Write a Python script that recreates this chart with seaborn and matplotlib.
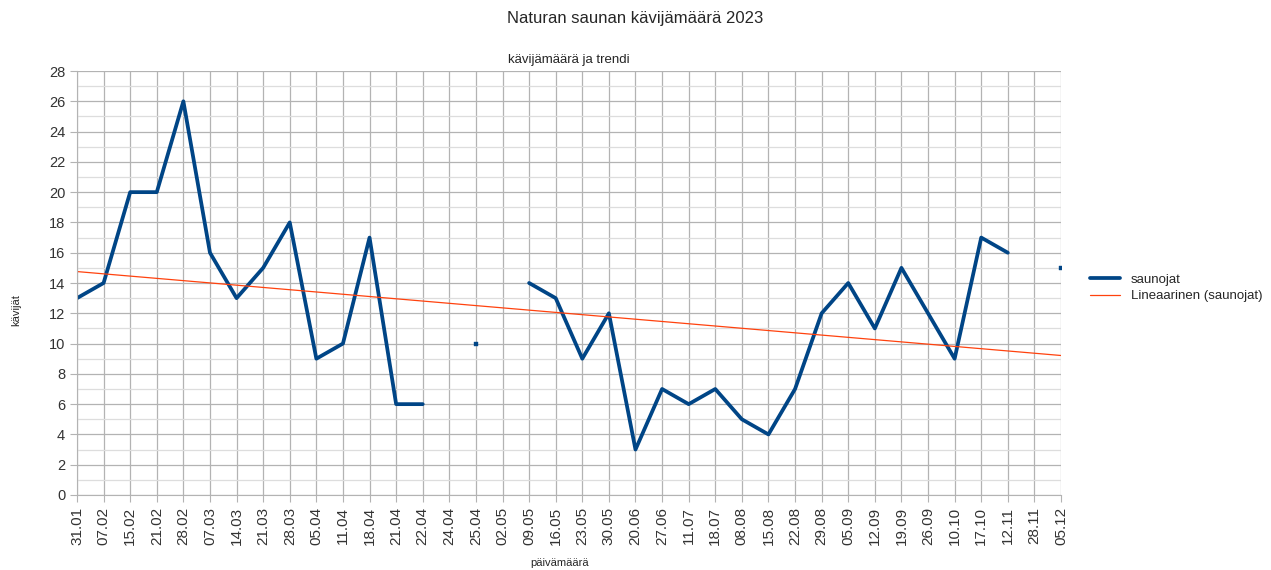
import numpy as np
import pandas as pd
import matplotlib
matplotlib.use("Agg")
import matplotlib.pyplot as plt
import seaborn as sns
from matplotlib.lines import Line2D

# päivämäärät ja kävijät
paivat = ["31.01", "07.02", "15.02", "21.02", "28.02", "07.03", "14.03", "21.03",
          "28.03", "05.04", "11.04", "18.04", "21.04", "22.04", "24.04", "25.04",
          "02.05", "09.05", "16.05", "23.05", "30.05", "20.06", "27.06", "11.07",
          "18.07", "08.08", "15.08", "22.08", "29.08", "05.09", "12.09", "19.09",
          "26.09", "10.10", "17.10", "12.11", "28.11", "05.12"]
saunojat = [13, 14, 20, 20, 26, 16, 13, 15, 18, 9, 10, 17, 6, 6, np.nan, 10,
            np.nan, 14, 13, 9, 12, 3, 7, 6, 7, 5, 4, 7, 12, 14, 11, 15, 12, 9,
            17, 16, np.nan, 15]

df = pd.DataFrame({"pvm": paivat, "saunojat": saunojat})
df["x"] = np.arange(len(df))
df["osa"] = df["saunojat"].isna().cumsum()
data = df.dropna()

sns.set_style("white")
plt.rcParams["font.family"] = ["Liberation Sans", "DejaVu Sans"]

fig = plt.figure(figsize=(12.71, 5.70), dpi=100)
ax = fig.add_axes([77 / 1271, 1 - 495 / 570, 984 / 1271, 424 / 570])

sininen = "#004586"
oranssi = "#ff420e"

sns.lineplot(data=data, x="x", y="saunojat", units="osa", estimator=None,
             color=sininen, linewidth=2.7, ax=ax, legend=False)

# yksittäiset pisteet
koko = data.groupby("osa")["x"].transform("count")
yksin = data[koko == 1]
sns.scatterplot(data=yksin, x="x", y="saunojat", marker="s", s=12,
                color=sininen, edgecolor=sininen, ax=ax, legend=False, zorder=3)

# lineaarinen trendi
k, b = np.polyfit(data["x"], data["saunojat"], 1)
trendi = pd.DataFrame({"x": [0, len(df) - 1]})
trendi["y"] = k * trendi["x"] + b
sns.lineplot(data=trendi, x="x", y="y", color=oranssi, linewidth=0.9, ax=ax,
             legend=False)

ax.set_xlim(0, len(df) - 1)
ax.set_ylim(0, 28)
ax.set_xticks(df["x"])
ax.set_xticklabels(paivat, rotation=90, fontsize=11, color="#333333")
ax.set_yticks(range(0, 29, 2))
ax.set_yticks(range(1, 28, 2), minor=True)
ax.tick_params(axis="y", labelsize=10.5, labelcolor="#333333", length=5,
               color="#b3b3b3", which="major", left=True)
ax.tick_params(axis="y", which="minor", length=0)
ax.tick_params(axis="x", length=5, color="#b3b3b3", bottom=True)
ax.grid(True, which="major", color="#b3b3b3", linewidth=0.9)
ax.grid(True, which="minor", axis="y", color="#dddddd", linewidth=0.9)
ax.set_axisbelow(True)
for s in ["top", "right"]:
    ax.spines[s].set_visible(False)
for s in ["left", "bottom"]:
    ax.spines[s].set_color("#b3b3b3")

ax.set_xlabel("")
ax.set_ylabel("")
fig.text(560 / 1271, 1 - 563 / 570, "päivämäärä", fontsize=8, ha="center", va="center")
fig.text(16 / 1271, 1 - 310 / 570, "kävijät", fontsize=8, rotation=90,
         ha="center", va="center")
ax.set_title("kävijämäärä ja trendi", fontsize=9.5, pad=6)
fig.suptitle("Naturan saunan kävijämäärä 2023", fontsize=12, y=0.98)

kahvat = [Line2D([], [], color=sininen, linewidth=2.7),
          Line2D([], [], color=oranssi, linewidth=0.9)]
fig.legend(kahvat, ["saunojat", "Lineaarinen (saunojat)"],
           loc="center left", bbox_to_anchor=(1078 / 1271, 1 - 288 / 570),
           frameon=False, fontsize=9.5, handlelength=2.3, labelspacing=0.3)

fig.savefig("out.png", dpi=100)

§ **Problem to solve**: Only lines belong in the copy: transcribe those from the start of the data through the line that contains "17, 16, np.nan, 15]", and skip the pictures.

§ **Result**:
Write a Python script that recreates this chart with seaborn and matplotlib.
import numpy as np
import pandas as pd
import matplotlib
matplotlib.use("Agg")
import matplotlib.pyplot as plt
import seaborn as sns
from matplotlib.lines import Line2D

# päivämäärät ja kävijät
paivat = ["31.01", "07.02", "15.02", "21.02", "28.02", "07.03", "14.03", "21.03",
          "28.03", "05.04", "11.04", "18.04", "21.04", "22.04", "24.04", "25.04",
          "02.05", "09.05", "16.05", "23.05", "30.05", "20.06", "27.06", "11.07",
          "18.07", "08.08", "15.08", "22.08", "29.08", "05.09", "12.09", "19.09",
          "26.09", "10.10", "17.10", "12.11", "28.11", "05.12"]
saunojat = [13, 14, 20, 20, 26, 16, 13, 15, 18, 9, 10, 17, 6, 6, np.nan, 10,
            np.nan, 14, 13, 9, 12, 3, 7, 6, 7, 5, 4, 7, 12, 14, 11, 15, 12, 9,
            17, 16, np.nan, 15]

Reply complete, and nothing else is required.